■ **Task instructions**: Exclude the pictures and reproduce the remaining data exactly as written.

• • • •

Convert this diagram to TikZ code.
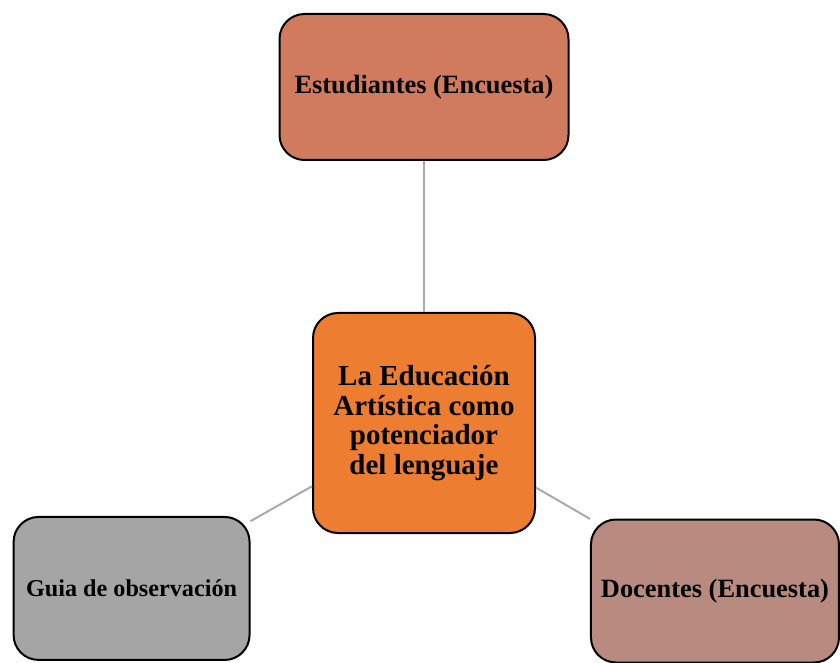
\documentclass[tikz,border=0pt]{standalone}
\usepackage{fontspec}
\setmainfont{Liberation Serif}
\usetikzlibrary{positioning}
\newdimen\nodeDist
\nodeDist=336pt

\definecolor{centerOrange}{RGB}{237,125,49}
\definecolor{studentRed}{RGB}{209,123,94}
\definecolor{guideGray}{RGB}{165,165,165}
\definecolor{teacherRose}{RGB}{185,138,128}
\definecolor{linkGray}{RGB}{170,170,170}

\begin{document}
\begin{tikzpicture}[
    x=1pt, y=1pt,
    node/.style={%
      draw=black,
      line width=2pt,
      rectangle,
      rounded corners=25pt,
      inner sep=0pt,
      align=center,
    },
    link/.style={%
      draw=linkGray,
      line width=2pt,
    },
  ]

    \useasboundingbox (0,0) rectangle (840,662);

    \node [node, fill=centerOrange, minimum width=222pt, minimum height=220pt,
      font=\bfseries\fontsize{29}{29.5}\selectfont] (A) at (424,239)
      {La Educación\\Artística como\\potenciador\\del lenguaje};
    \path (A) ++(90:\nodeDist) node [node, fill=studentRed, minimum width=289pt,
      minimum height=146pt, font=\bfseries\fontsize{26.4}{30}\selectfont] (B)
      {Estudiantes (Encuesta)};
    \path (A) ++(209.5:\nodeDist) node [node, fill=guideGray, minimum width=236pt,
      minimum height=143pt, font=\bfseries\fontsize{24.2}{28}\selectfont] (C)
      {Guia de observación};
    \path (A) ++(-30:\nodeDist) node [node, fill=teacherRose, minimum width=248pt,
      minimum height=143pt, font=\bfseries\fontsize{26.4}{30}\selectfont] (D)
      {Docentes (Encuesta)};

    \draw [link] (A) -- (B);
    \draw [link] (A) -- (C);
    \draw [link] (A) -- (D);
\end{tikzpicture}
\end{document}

• • • •

■ **Correct output**:
Convert this diagram to TikZ code.
\documentclass[tikz,border=0pt]{standalone}
\usepackage{fontspec}
\setmainfont{Liberation Serif}
\usetikzlibrary{positioning}
\newdimen\nodeDist
\nodeDist=336pt

\definecolor{centerOrange}{RGB}{237,125,49}
\definecolor{studentRed}{RGB}{209,123,94}
\definecolor{guideGray}{RGB}{165,165,165}
\definecolor{teacherRose}{RGB}{185,138,128}
\definecolor{linkGray}{RGB}{170,170,170}

\begin{document}
\begin{tikzpicture}[
    x=1pt, y=1pt,
    node/.style={%
      draw=black,
      line width=2pt,
      rectangle,
      rounded corners=25pt,
      inner sep=0pt,
      align=center,
    },
    link/.style={%
      draw=linkGray,
      line width=2pt,
    },
  ]

    \useasboundingbox (0,0) rectangle (840,662);

    \node [node, fill=centerOrange, minimum width=222pt, minimum height=220pt,
      font=\bfseries\fontsize{29}{29.5}\selectfont] (A) at (424,239)
      {La Educación\\Artística como\\potenciador\\del lenguaje};
    \path (A) ++(90:\nodeDist) node [node, fill=studentRed, minimum width=289pt,
      minimum height=146pt, font=\bfseries\fontsize{26.4}{30}\selectfont] (B)
      {Estudiantes (Encuesta)};
    \path (A) ++(209.5:\nodeDist) node [node, fill=guideGray, minimum width=236pt,
      minimum height=143pt, font=\bfseries\fontsize{24.2}{28}\selectfont] (C)
      {Guia de observación};
    \path (A) ++(-30:\nodeDist) node [node, fill=teacherRose, minimum width=248pt,
      minimum height=143pt, font=\bfseries\fontsize{26.4}{30}\selectfont] (D)
      {Docentes (Encuesta)};

    \draw [link] (A) -- (B);
    \draw [link] (A) -- (C);
    \draw [link] (A) -- (D);
\end{tikzpicture}
\end{document}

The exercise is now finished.